::: GIVEN RECORDS :::

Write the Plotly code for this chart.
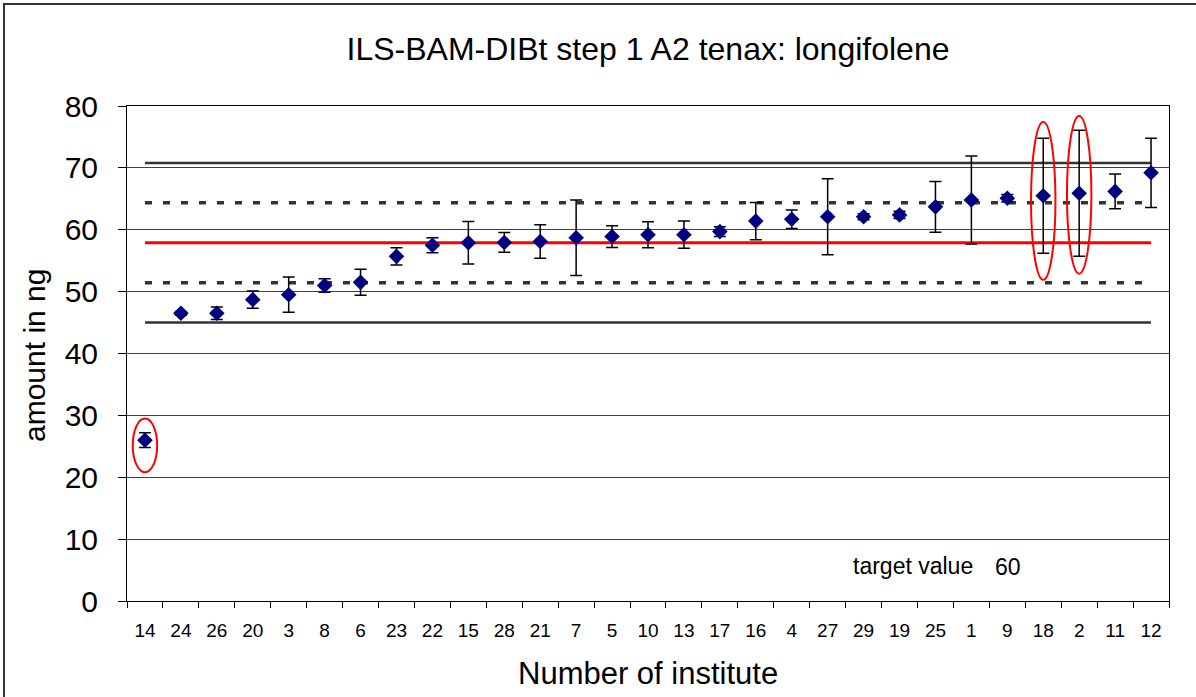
import plotly.graph_objects as go

institutes = ["14", "24", "26", "20", "3", "8", "6", "23", "22", "15", "28", "21", "7", "5",
              "10", "13", "17", "16", "4", "27", "29", "19", "25", "1", "9", "18", "2", "11", "12"]
amounts = [26.0, 46.5, 46.5, 48.7, 49.5, 51.0, 51.5, 55.7, 57.5, 57.9, 57.95, 58.1, 58.7, 58.9,
           59.2, 59.2, 59.7, 61.4, 61.7, 62.1, 62.1, 62.4, 63.7, 64.8, 65.1, 65.5, 65.9, 66.2, 69.2]
errors = [1.2, 0.3, 1.0, 1.4, 2.85, 1.1, 2.1, 1.4, 1.2, 3.45, 1.6, 2.7, 6.1, 1.75,
          2.1, 2.2, 0.8, 3.0, 1.5, 6.15, 0.5, 0.6, 4.1, 7.1, 0.6, 9.3, 10.2, 2.8, 5.6]

mean_value = 57.9
inner_low, inner_high = 51.45, 64.35
outer_low, outer_high = 45.0, 70.8
target_value = 60

# outlier ellipses: (category index, y low, y high)
outliers = [(0, 20.8, 29.5), (25, 51.9, 77.4), (26, 52.9, 78.4)]

FONT = "Liberation Sans, Arial, sans-serif"

W, H = 1196, 697
L, R, T, B = 127, 27, 106, 96
PW, PH = W - L - R, H - T - B


def px_x(p):
    return (p - L) / PW


def px_y(p):
    return (H - B - p) / PH


fig = go.Figure()

n = len(institutes)
for val, dash, color, width in [
    (outer_high, "solid", "#333333", 2.5),
    (outer_low, "solid", "#333333", 2.5),
    (inner_high, "7px,11px", "#333333", 3.5),
    (inner_low, "7px,11px", "#333333", 3.5),
    (mean_value, "solid", "#ff0000", 3),
]:
    fig.add_trace(go.Scatter(x=institutes, y=[val] * n, mode="lines",
                             line=dict(color=color, width=width, dash=dash),
                             hoverinfo="skip", showlegend=False))

fig.add_trace(go.Scatter(
    x=institutes, y=amounts, mode="markers",
    marker=dict(symbol="diamond", size=12, color="#000080"),
    error_y=dict(type="data", array=errors, visible=True, color="black", thickness=1.5, width=6),
    showlegend=False))

for idx, y0, y1 in outliers:
    fig.add_shape(type="circle", xref="x", yref="y", x0=idx - 0.34, x1=idx + 0.34,
                  y0=y0, y1=y1, line=dict(color="#ff0000", width=2))

# outer chart border
fig.add_shape(type="rect", xref="paper", yref="paper", x0=px_x(4), x1=px_x(1210),
              y0=px_y(710), y1=px_y(4), line=dict(color="#333333", width=2))

fig.add_annotation(xref="paper", yref="paper", x=px_x(851), y=px_y(566), xanchor="left",
                   yanchor="middle", text="target value", showarrow=False,
                   font=dict(size=23, family=FONT, color="black"))
fig.add_annotation(xref="paper", yref="paper", x=px_x(993), y=px_y(567), xanchor="left",
                   yanchor="middle", text=str(target_value), showarrow=False,
                   font=dict(size=23, family=FONT, color="black"))

# axis titles
fig.add_annotation(xref="paper", yref="paper", x=0.5, y=px_y(673), xanchor="center",
                   yanchor="middle", text="Number of institute", showarrow=False,
                   font=dict(size=31, family=FONT, color="black"))
fig.add_annotation(xref="paper", yref="paper", x=px_x(34), y=px_y(356), xanchor="center",
                   yanchor="middle", text="amount in ng", textangle=-90, showarrow=False,
                   font=dict(size=30, family=FONT, color="black"))

fig.update_layout(
    width=W, height=H,
    margin=dict(l=L, r=R, t=T, b=B),
    paper_bgcolor="white", plot_bgcolor="white",
    font=dict(family=FONT, color="black"),
    title=dict(text="ILS-BAM-DIBt step 1 A2 tenax: longifolene", x=0.5, xref="paper",
               y=1 - 49 / H, yanchor="middle", font=dict(size=32, family=FONT)),
    xaxis=dict(type="category", tickson="boundaries", ticks="outside", ticklen=6,
               tickcolor="black", showline=True, linecolor="black", linewidth=1, mirror=True,
               showgrid=False, tickfont=dict(size=19), range=[-0.5, n - 0.5],
               ticklabelstandoff=12),
    yaxis=dict(range=[0, 80], dtick=10, ticks="outside", ticklen=8, tickcolor="black",
               showline=True, linecolor="black", linewidth=1, mirror=True,
               showgrid=True, gridcolor="#404040", gridwidth=1, zeroline=False,
               tickfont=dict(size=30), ticklabelstandoff=14),
)

fig.write_html("out.html", config={"displayModeBar": False},
               post_script="document.body.style.margin='0px';")
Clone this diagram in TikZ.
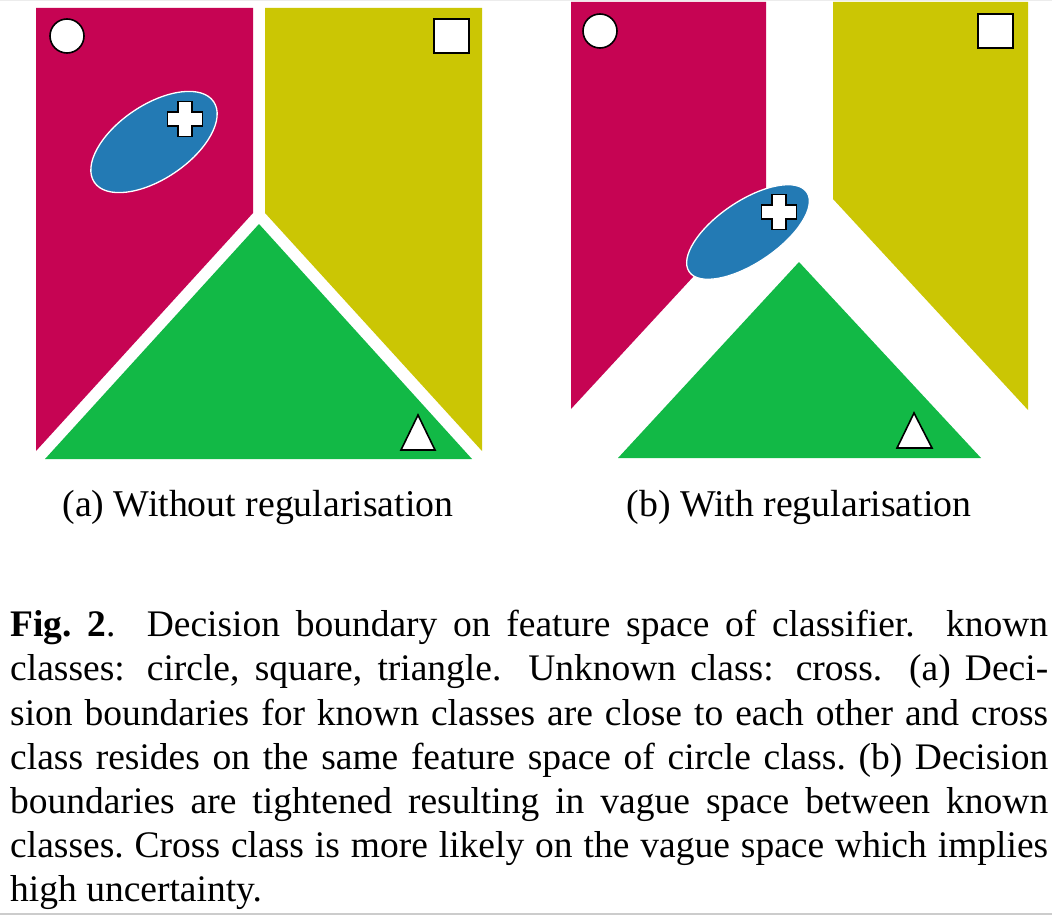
\documentclass[tikz,border=0pt]{standalone}
\usepackage{fontspec}
\setmainfont{Liberation Serif}
\definecolor{regMagenta}{RGB}{198,4,83}
\definecolor{regYellow}{RGB}{203,198,4}
\definecolor{regGreen}{RGB}{18,185,70}
\definecolor{regBlue}{RGB}{35,122,180}
\newcommand{\capline}[1]{\hbox to 1038pt{#1}}
\newcommand{\crossshape}{(-6.8,-17.5) -- (6.8,-17.5) -- (6.8,-6.8) -- (17.5,-6.8) -- (17.5,6.8)
   -- (6.8,6.8) -- (6.8,17.5) -- (-6.8,17.5) -- (-6.8,6.8) -- (-17.5,6.8) -- (-17.5,-6.8)
   -- (-6.8,-6.8) -- cycle}

\begin{document}
\begin{tikzpicture}[x=1pt,y=-1pt,
      symb/.style={fill=white,draw=black,line width=1.6pt},
      blob/.style={fill=regBlue,draw=white,line width=1.3pt},
      lbl/.style={font=\fontsize{37.8}{44}\selectfont,anchor=base,inner sep=0pt}]

    \useasboundingbox (0,0) rectangle (1052,915);
    \fill[gray!15] (0,0) rectangle (1052,1.2);
    \fill[gray!40] (0,912.5) rectangle (1052,915);

    % (a) boundaries close to each other
    \fill[regMagenta] (36,8) -- (253,8) -- (253,213) -- (36,451) -- cycle;
    \fill[regYellow] (265,8) -- (482,8) -- (482,451) -- (265,213) -- cycle;
    \fill[regGreen] (259,224) -- (472,459) -- (45,459) -- cycle;
    \begin{scope}[shift={(154,142)},rotate=34]
      \filldraw[blob] (0,0) ellipse [x radius=72pt,y radius=37pt];
    \end{scope}
    \filldraw[symb] (67,36) circle [radius=17pt];
    \filldraw[symb] (434,19) rectangle (469,53);
    \filldraw[symb] (418,415) -- (435,450) -- (401,450) -- cycle;
    \filldraw[symb,shift={(185,119)}] \crossshape;
    \node[lbl] (lblA) at (258,516.7) {(a) Without regularisation};

    % (b) tightened boundaries, vague space between
    \fill[regMagenta] (571,2) -- (766,2) -- (766,198) -- (571,409) -- cycle;
    \fill[regYellow] (833,2) -- (1028,2) -- (1028,410) -- (833,199) -- cycle;
    \fill[regGreen] (799,262) -- (981,458) -- (618,458) -- cycle;
    \begin{scope}[shift={(748,232)},rotate=34]
      \filldraw[blob] (0,0) ellipse [x radius=71pt,y radius=31pt];
    \end{scope}
    \filldraw[symb] (600,31) circle [radius=17pt];
    \filldraw[symb] (978,14) rectangle (1013,48);
    \filldraw[symb] (914,413) -- (932,448) -- (897,448) -- cycle;
    \filldraw[symb,shift={(779,212)}] \crossshape;
    \node[lbl] (lblB) at (799,516.7) {(b) With regularisation};

    % caption
    \node[anchor=base west,inner sep=0pt,font=\fontsize{37.5}{44.2}\selectfont] (cap) at (10,636.7)
      {\vtop{\baselineskip=44.2pt
        \capline{\textbf{Fig.\ 2}.\ \ Decision boundary on feature space of classifier.\ \ known}
        \capline{classes: circle, square, triangle. Unknown class: cross. (a) Deci-}
        \capline{sion boundaries for known classes are close to each other and cross}
        \capline{class resides on the same feature space of circle class.\ (b) Decision}
        \capline{boundaries are tightened resulting in vague space between known}
        \capline{classes.\ Cross class is more likely on the vague space which implies}
        \capline{high uncertainty.\hfil}}};
\end{tikzpicture}
\end{document}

:::

Find the word "chart" and list each line it appears in.

ANSWER FOR THIS EXERCISE:
Write the Plotly code for this chart.
# outer chart border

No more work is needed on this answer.